CIA Destroyed Tapes Showing Severe Interrogation Methods
The CIA in 2005 destroyed at least two videotapes documenting the interrogation of two Qaida operatives in the agency’s custody, a step it took in the midst of congressional and legal scrutiny about the CIA’s secret detention program, according to current and former government officials.
The videotapes showed CIA operatives in 2002 subjecting terror suspects — including Abu Zubaydah, the first detainee in CIA custody — to severe interrogation techniques. They were destroyed in part because officers were concerned that tapes documenting controversial interrogation methods could expose agency officials to greater risk of legal jeopardy, several officials said.

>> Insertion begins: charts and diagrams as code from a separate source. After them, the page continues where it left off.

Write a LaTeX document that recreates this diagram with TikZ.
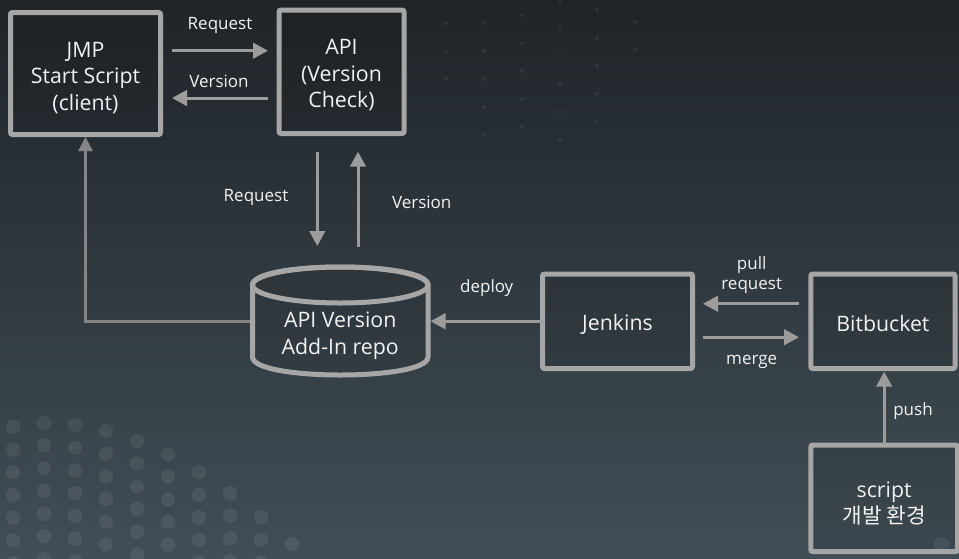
\documentclass[tikz,border=0pt]{standalone}
\usepackage{fontspec}
\setmainfont{Open Sans}
\newfontfamily\krfont{Noto Sans CJK KR}
\usetikzlibrary{arrows.meta,calc}
\definecolor{bgtop}{HTML}{1F2428}
\definecolor{bgmid}{HTML}{343F46}
\definecolor{bgbot}{HTML}{414E56}
\definecolor{edge}{HTML}{A6A6A6}
\definecolor{arrowc}{HTML}{9C9C9C}
\definecolor{linkc}{HTML}{858585}
\definecolor{txt}{HTML}{F2F2F2}
\newcommand{\liftby}[1]{\rule{0pt}{#1}}
\tikzset{
  box/.style={draw=edge, line width=5pt, rounded corners=2pt, fill=black, fill opacity=0.08, text opacity=1,
    outer sep=0pt, inner sep=0pt, align=center, text=txt, font=\fontsize{21.3}{26.5}\selectfont},
  lbl/.style={text=txt, font=\fontsize{17}{20}\selectfont, align=center, inner sep=0pt},
  arr/.style={draw=arrowc, line width=3pt, -{Triangle[length=15pt,width=15.5pt]}},
  link/.style={draw=linkc, line width=2.5pt, -{Triangle[length=14pt,width=14pt]}, color=linkc},
  dot/.style={fill=white, fill opacity=0.07, draw=none},
  tinydot/.style={fill=white, fill opacity=0.06, draw=none}
}
\begin{document}
\begin{tikzpicture}[x=1pt,y=-1pt]
% background
\shade[top color=bgtop, middle color=bgmid, bottom color=bgbot] (0,0) rectangle (959,558);
\useasboundingbox (0,0) rectangle (959,558);
% decorative dots bottom-left
\foreach \i/\t in {0/427,1/423,2/425,3/431,4/441,5/454,6/472,7/493,8/517,9/544}{
  \foreach \k in {0,...,7}{
    \pgfmathsetmacro{\yy}{\t+22.7*\k}
    \pgfmathparse{\yy<566 ? 1 : 0}
    \ifnum\pgfmathresult=1
      \fill[dot] (13+31*\i,\yy) circle (7.2);
    \fi
  }
}
\fill[dot] (941.7,545) circle (8);
% faint dots top-middle
\foreach \x/\ys in {446/{23.7,51.7,79},484/{23,51,79,107,135},522/{15.7,43.3,71,99,127},560/{1,29,56,84,112,140},597/{10,38,66,93.7,121},635/{21.7,49.7}}{
  \foreach \y in \ys { \fill[tinydot] (\x,\y) circle (2); }
}
% nodes
\node[box, minimum width=150pt, minimum height=122pt] (jmp) at (85.5,73.5) {\liftby{24pt}JMP\\Start Script\\(client)};
\node[box, minimum width=125pt, minimum height=123.5pt] (api) at (341.5,71.75) {\liftby{22pt}API\\(Version\\Check)};
\node[box, minimum width=150pt, minimum height=94.5pt] (jenkins) at (617.5,321.25) {\liftby{22pt}Jenkins};
\node[box, minimum width=144.2pt, minimum height=94.5pt] (bit) at (882.9,321.25) {\liftby{20pt}Bitbucket};
\node[box, minimum width=146.7pt, minimum height=106.5pt] (script) at (884.15,498.25) {\liftby{26pt}script\\{\krfont 개발 환경}};
\node[minimum width=175.5pt, minimum height=108pt, inner sep=0pt, outer sep=0pt] (repo) at (340.25,321) {};
% left link and deploy (under cylinder)
\draw[link, shorten >=2.5pt] ([yshift=-0.7pt]repo.west) -| (jmp.south);
\draw[arr, shorten >=2.5pt] (jenkins.west) -- (jenkins.west -| repo.east);
% cylinder
\path[draw=edge, line width=5pt, fill=black, fill opacity=0.06]
  (252.5,285) -- (252.5,357) .. controls (252.5,381) and (428,381) .. (428,357) -- (428,285)
  .. controls (428,261) and (252.5,261) .. (252.5,285) -- cycle;
\draw[edge, line width=5pt] (340.25,285) ellipse [x radius=87.75, y radius=18];
\node[lbl, font=\fontsize{21.3}{26.5}\selectfont] (repotext) at (340.25,335.5) {API Version\\Add-In repo};
% top arrows
\draw[arr, shorten <=11.5pt, shorten >=11pt] ([yshift=22.8pt]jmp.east) -- ([yshift=22.8pt]jmp.east -| api.west);
\draw[arr, shorten <=11pt, shorten >=11.5pt] ([yshift=-24.5pt]jmp.east -| api.west) -- ([yshift=-24.5pt]jmp.east);
\node[lbl] (l1) at (220,25) {Request};
\node[lbl] (l2) at (219,81) {Version};
% vertical arrows
\draw[arr, shorten <=18.2pt, shorten >=21pt] ([xshift=-24.2pt]api.south) -- ([xshift=-24.2pt]api.south |- repo.north);
\draw[arr, shorten <=20.3pt, shorten >=18.2pt] ([xshift=16.5pt]api.south |- repo.north) -- ([xshift=16.5pt]api.south);
\node[lbl] (l3) at (256,197) {Request};
\node[lbl] (l4) at (421.7,202) {Version};
\node[lbl] (l5) at (486.7,288) {deploy};
% jenkins <-> bitbucket
\draw[arr, shorten <=11.8pt, shorten >=10.5pt] ([yshift=17.5pt]bit.west) -- ([yshift=17.5pt]bit.west -| jenkins.east);
\draw[arr, shorten <=10.5pt, shorten >=11.8pt] ([yshift=-16pt]bit.west -| jenkins.east) -- ([yshift=-16pt]bit.west);
\node[lbl] (l6) at (751.7,275) {pull\\request};
\node[lbl] (l7) at (751.7,362) {merge};
% push
\draw[arr, shorten >=3.2pt] (script.north) -- (script.north |- bit.south);
\node[lbl] (l8) at (913,411) {push};
\end{tikzpicture}
\end{document}
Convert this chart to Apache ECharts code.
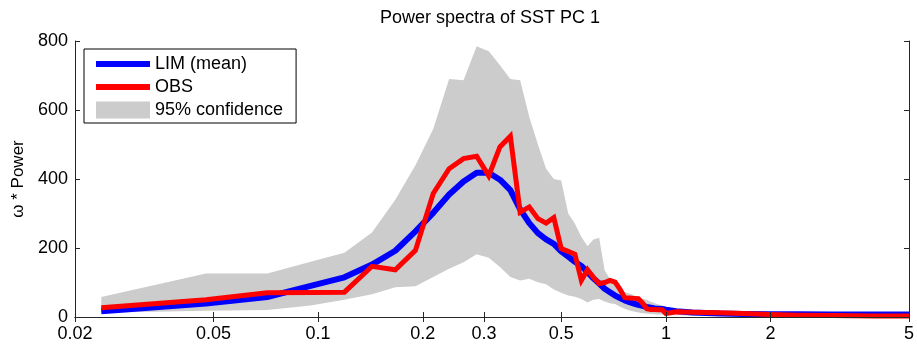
<!DOCTYPE html>
<html>
<head>
<meta charset="utf-8">
<script src="https://cdn.jsdelivr.net/npm/echarts@6/dist/echarts.min.js"></script>
<style>
html,body{margin:0;padding:0;background:#fff;}
#chart{width:917px;height:346px;}
</style>
</head>
<body>
<div id="chart"></div>
<script>
// frequency (cycles per year)
var freq = [0.0238,0.0476,0.0714,0.0952,0.1190,0.1429,0.1667,0.1905,0.2143,0.2381,
            0.2619,0.2857,0.3095,0.3333,0.3571,0.3810,0.4048,0.4286,0.4524,0.4762,
            0.5000,0.5238,0.5476,0.5714,0.5952,0.6190,0.6429,0.6667,0.6905,0.7143,
            0.7381,0.7619,0.7857,0.8095,0.8333,0.8571,0.8810,0.9048,0.9286,0.9524,
            0.9762,1.0000,1.0714,1.1905,1.4286,1.6667,2.0000,2.3810,3.0000,4.0000,5.0000];
// LIM mean spectrum (omega * power)
var limMean = [17,39,58,90,115,152,192,248,302,355,
               393,418,418,398,368,312,272,243,225,212,
               190,175,160,148,130,112,97,82,72,62,
               55,48,43,39,35,32,29,27,25,24,
               23,21,17,13,10,9,8,8,7,7,7];
// observed spectrum
var obs = [27,50,70,71,72,147,137,193,358,430,
           459,466,409,493,524,304,319,285,272,288,
           198,190,182,106,137,115,97,100,106,101,
           80,56,55,54,53,40,24,22,22,21,
           21,10,15,14,12,10,7,5,4,3,3];
// 95% confidence band
var confLower = [12,18,20,33,50,66,86,89,116,140,
                 159,182,172,145,116,106,111,101,95,80,
                 70,62,59,52,42,50,52,45,40,38,
                 30,24,19,16,13,11,10,9,8,7,
                 7,6,5,4,3,3,2,2,2,2,2];
var confUpper = [58,126,126,160,186,245,340,440,545,690,
                 686,785,770,730,690,686,580,500,430,400,
                 396,300,270,232,205,225,230,135,110,92,
                 80,72,68,62,56,53,50,44,40,36,
                 33,30,22,16,12,11,10,10,9,9,9];
var xTicks = [0.02,0.05,0.1,0.2,0.3,0.5,1,2,5];
var yMin = 0, yMax = 800, yStep = 200;

function pairs(ys){ return freq.map(function(f,i){ return [f, ys[i]]; }); }
var bandData = freq.map(function(f,i){ return [f, confLower[i], confUpper[i]]; });

var FONT = 'Liberation Sans, Arial, Helvetica, sans-serif';
var AX = '#262626';

var chart = echarts.init(document.getElementById('chart'), null, {renderer:'canvas'});
var option = {
  animation: false,
  backgroundColor: '#ffffff',
  title: {
    text: 'Power spectra of SST PC 1',
    left: 375, top: 4,
    textStyle: {fontFamily: FONT, fontSize: 18, fontWeight: 'normal', color: '#000'}
  },
  grid: {left: 75, right: 4, top: 41, bottom: 29, containLabel: false},
  legend: {
    orient: 'vertical', left: 84, top: 49,
    padding: [6, 13, 4, 12], itemGap: 5,
    itemWidth: 54, itemHeight: 17,
    backgroundColor: '#fff', borderColor: '#000', borderWidth: 1,
    textStyle: {fontFamily: FONT, fontSize: 18, color: '#000'},
    selectedMode: false,
    data: [
      {name: 'LIM (mean)', icon: 'path://M0,0H54V6H0Z', itemStyle: {color: '#0000ff'}},
      {name: 'OBS', icon: 'path://M0,0H54V6H0Z', itemStyle: {color: '#ff0000'}},
      {name: '95% confidence', icon: 'rect', itemStyle: {color: '#cccccc'}}
    ]
  },
  xAxis: [{
    type: 'log', logBase: 10, min: 0.02, max: 5, z: 10,
    axisLine: {lineStyle: {color: AX, width: 1}},
    axisTick: {show: true, inside: true, length: 5, lineStyle: {color: AX}, customValues: xTicks},
    minorTick: {show: false},
    axisLabel: {fontFamily: FONT, fontSize: 18, color: '#000', margin: 8, customValues: xTicks,
      formatter: function(v){ return String(v); }},
    splitLine: {show: false}
  }, {
    type: 'log', logBase: 10, min: 0.02, max: 5, position: 'top', z: 10,
    axisLine: {lineStyle: {color: AX, width: 1}},
    axisTick: {show: true, inside: true, length: 5, lineStyle: {color: AX}, customValues: xTicks},
    axisLabel: {show: false},
    splitLine: {show: false}
  }],
  yAxis: [{
    type: 'value', min: yMin, max: yMax, interval: yStep, z: 10,
    name: 'ω * Power', nameLocation: 'middle', nameGap: 39,
    nameTextStyle: {fontFamily: FONT, fontSize: 17, color: '#000'},
    axisLine: {show: true, lineStyle: {color: AX, width: 1}},
    axisTick: {show: true, inside: true, length: 5, lineStyle: {color: AX}},
    axisLabel: {fontFamily: FONT, fontSize: 18, color: '#000', margin: 7},
    splitLine: {show: false}
  }, {
    type: 'value', min: yMin, max: yMax, interval: yStep, position: 'right', z: 10,
    axisLine: {show: true, lineStyle: {color: AX, width: 1}},
    axisTick: {show: true, inside: true, length: 5, lineStyle: {color: AX}},
    axisLabel: {show: false},
    splitLine: {show: false}
  }],
  series: [{
    name: '95% confidence', type: 'custom', data: bandData,
    encode: {x: 0, y: [1, 2]}, silent: true, z: 1, color: '#cccccc',
    renderItem: function(params, api){
      if (params.dataIndexInside !== 0) return null;
      var n = params.dataInsideLength;
      var top = [], bot = [];
      for (var i = 0; i < n; i++) {
        top.push(api.coord([api.value(0, i), api.value(2, i)]));
        bot.push(api.coord([api.value(0, i), api.value(1, i)]));
      }
      return {type: 'polygon', shape: {points: top.concat(bot.reverse())},
              style: {fill: '#cccccc', stroke: null}};
    }
  }, {
    name: 'LIM (mean)', type: 'line', data: pairs(limMean), symbol: 'none',
    color: '#0000ff', lineStyle: {color: '#0000ff', width: 6, join: 'round', cap: 'butt'}, z: 3
  }, {
    name: 'OBS', type: 'line', data: pairs(obs), symbol: 'none',
    color: '#ff0000', lineStyle: {color: '#ff0000', width: 5, join: 'miter', cap: 'butt'}, z: 4
  }]
};
chart.setOption(option);
</script>
</body>
</html>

The CIA said Thursday that the decision to destroy the tapes had been made “within the CIA itself” and that its purpose was to protect the safety of undercover officers and because they no longer had intelligence value. The agency was headed at the time by Porter J. Goss.
The existence and subsequent destruction of the tapes is likely to reignite the debate over the use of severe interrogation techniques on terror suspects, and raises questions about whether CIA officials withheld information from the courts and from the Sept. 11 commission about aspects of the program.
The New York Times informed the CIA on Wednesday evening that it planned to publish in Friday’s newspaper a story about the destruction of the tapes. On Thursday, the CIA director, General Michael V. Hayden, sent a letter to CIA employees explaining the matter.
The recordings were not provided to a federal court hearing the case of the terror suspect Zacarias Moussaoui or to the Sept. 11 Commission, which had made formal requests to the CIA for transcripts and any other documentary evidence taken from interrogations of agency prisoners.
CIA lawyers told federal prosecutors in 2003 and 2005, who relayed the information to a federal court in the Moussaoui case, that the CIA did not possess recordings of interrogations sought by the judge in the case. It was unclear whether the judge had explicitly sought the videotape depicting the interrogation of Zubaydah.
Moussaoui’s lawyers had hoped that records of the interrogations might provide exculpatory evidence for Moussaoui — showing that the Qaida detainees did not know Moussaoui and thus clearing him of involvement in the Sept. 11 plot.